_Instruction_
Extract the run of lines that starts at the top of the records below and ends at the line with "from bokeh.resources import INLINE", keeping both ends and excluding pictures.

[Start Given records]

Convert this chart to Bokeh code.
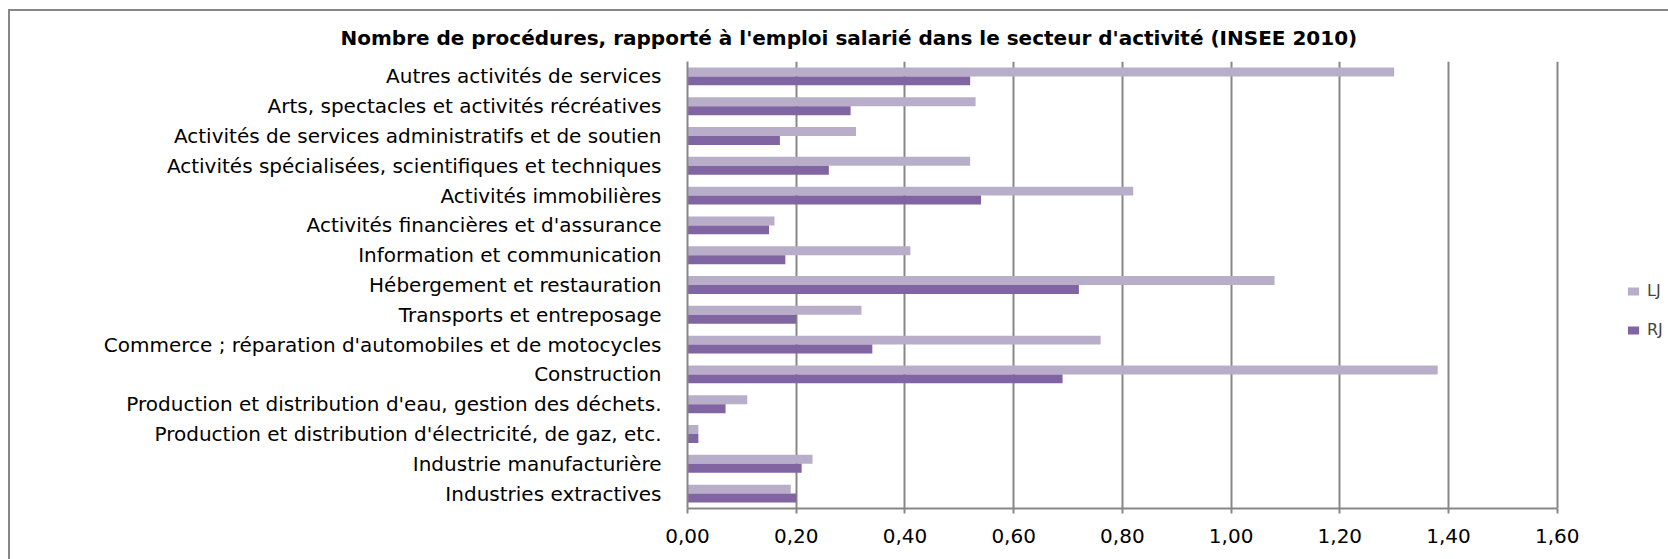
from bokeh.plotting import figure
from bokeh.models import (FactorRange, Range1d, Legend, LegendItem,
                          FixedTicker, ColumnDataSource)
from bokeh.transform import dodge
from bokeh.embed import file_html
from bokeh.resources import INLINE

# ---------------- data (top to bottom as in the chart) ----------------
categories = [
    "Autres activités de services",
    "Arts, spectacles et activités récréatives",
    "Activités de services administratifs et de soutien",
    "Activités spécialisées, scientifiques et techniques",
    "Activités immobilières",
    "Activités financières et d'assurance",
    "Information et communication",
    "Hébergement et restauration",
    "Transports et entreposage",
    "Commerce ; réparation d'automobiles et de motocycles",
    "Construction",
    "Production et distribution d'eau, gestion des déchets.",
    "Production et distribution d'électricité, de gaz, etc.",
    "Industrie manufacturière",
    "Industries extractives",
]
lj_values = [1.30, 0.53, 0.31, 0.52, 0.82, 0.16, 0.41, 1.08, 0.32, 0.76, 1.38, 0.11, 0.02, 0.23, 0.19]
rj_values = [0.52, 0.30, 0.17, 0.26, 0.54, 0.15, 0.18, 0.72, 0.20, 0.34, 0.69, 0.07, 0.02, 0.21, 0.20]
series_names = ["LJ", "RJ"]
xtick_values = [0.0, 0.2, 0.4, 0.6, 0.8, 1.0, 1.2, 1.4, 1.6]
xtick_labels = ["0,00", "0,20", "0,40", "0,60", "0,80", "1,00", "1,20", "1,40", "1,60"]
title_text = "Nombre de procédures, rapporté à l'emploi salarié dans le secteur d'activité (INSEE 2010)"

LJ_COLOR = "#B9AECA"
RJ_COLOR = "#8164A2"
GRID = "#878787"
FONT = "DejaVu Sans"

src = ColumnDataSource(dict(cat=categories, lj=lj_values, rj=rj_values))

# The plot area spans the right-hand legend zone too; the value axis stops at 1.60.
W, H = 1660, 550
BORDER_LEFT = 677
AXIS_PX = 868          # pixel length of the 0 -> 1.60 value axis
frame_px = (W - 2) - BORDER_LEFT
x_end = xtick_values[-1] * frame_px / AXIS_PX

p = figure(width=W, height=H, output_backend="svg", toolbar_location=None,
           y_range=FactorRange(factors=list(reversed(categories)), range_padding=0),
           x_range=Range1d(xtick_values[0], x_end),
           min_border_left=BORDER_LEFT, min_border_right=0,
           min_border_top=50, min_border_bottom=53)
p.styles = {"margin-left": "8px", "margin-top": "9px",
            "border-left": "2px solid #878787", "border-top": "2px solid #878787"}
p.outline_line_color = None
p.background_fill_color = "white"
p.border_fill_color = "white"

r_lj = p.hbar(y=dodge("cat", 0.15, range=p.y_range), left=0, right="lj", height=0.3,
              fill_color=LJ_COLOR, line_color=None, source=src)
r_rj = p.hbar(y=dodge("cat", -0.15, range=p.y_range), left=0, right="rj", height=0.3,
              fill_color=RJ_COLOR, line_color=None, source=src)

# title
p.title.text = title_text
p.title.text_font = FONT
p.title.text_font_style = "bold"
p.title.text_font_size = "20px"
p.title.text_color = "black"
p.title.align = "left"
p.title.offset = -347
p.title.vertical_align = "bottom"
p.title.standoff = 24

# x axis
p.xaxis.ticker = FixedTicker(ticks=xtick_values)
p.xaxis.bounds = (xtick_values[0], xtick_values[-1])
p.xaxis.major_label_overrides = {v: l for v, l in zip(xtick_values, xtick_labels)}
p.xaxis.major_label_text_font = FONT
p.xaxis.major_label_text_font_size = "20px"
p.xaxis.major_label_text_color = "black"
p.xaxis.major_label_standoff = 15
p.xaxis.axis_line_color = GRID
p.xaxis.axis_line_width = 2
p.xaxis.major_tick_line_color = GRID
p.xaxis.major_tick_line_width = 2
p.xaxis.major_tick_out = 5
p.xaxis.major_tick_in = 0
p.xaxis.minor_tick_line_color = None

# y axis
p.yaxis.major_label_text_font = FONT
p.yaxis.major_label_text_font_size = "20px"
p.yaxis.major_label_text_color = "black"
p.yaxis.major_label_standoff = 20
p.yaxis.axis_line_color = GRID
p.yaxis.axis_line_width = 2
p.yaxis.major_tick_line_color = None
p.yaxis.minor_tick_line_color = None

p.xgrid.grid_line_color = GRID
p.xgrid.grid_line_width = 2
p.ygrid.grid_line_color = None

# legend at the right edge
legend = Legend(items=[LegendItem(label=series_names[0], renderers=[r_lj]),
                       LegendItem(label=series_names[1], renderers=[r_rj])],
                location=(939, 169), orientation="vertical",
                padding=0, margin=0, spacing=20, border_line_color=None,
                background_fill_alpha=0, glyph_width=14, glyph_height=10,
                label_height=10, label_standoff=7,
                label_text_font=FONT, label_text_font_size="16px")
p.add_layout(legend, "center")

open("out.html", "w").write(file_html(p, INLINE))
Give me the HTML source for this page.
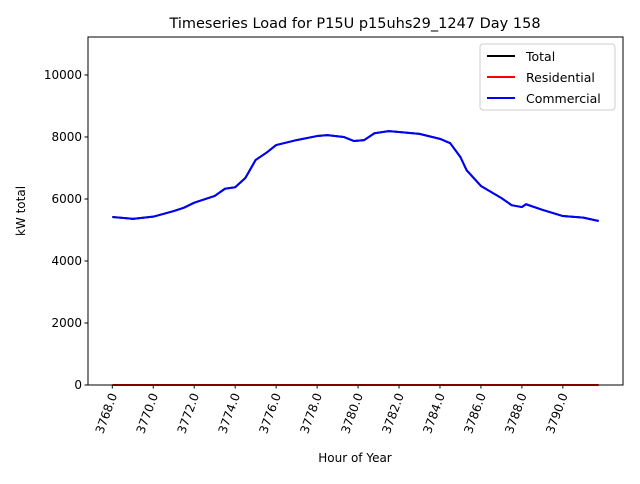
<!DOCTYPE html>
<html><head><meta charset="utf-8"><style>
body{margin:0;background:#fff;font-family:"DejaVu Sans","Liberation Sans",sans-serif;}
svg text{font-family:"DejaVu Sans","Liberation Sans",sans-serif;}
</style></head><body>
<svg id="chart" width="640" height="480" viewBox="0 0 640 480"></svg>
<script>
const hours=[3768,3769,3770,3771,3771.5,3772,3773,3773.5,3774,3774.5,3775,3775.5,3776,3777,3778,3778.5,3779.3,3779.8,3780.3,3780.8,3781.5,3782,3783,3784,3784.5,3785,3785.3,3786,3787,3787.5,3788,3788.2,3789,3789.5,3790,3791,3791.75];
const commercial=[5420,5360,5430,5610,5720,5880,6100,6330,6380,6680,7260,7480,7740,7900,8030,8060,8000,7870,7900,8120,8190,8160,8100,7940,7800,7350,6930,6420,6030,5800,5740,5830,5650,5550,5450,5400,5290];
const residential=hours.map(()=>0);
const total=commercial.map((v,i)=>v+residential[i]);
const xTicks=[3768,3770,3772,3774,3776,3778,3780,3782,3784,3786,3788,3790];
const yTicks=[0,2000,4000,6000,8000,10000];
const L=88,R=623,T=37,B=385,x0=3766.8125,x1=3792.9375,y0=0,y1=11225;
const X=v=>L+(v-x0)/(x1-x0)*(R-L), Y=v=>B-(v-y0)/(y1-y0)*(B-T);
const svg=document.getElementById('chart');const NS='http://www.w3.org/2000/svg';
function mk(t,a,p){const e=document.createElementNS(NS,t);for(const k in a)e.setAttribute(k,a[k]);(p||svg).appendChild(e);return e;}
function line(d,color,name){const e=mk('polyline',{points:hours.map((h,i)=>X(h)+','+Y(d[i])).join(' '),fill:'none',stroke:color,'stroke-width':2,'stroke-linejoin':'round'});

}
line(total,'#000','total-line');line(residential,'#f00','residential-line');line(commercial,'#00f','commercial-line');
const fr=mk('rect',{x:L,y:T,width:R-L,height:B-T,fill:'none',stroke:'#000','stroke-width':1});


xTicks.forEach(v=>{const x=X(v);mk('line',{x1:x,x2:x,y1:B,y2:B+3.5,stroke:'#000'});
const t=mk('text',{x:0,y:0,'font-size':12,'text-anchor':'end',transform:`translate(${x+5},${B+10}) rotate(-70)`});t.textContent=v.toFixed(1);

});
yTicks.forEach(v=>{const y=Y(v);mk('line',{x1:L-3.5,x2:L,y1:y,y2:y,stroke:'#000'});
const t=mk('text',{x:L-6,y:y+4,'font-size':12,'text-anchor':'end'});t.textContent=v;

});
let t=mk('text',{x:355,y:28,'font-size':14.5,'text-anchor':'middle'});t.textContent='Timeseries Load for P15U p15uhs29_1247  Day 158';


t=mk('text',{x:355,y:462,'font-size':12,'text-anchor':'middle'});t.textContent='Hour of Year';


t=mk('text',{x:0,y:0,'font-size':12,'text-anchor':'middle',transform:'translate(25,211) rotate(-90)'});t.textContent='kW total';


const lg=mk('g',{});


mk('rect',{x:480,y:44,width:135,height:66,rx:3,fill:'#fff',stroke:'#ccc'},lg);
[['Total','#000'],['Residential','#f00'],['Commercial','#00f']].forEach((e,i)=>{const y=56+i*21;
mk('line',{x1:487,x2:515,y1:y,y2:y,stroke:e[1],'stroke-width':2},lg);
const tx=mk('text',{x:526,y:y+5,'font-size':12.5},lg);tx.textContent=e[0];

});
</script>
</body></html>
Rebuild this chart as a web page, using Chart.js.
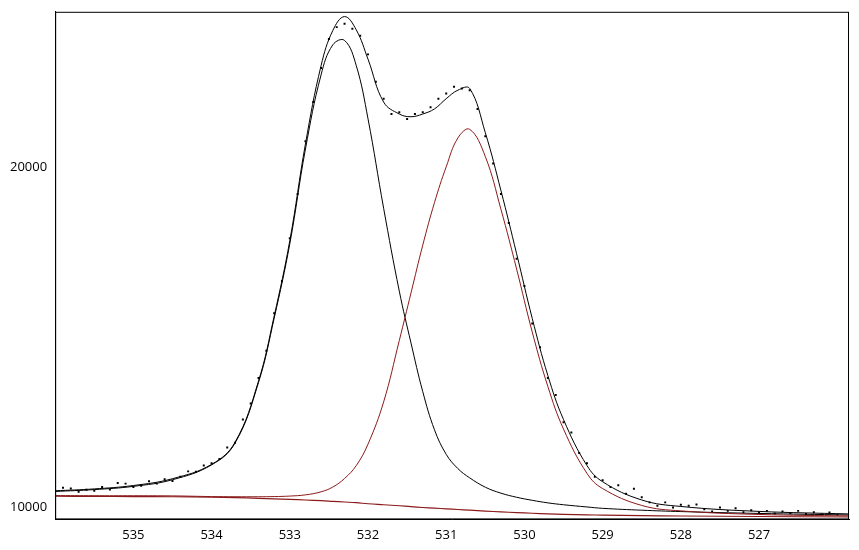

[End Given records]

_Finished task_
Convert this chart to Bokeh code.
from bokeh.plotting import figure
from bokeh.models import (FactorRange, Range1d, Legend, LegendItem,
                          FixedTicker, ColumnDataSource)
from bokeh.transform import dodge
from bokeh.embed import file_html
from bokeh.resources import INLINE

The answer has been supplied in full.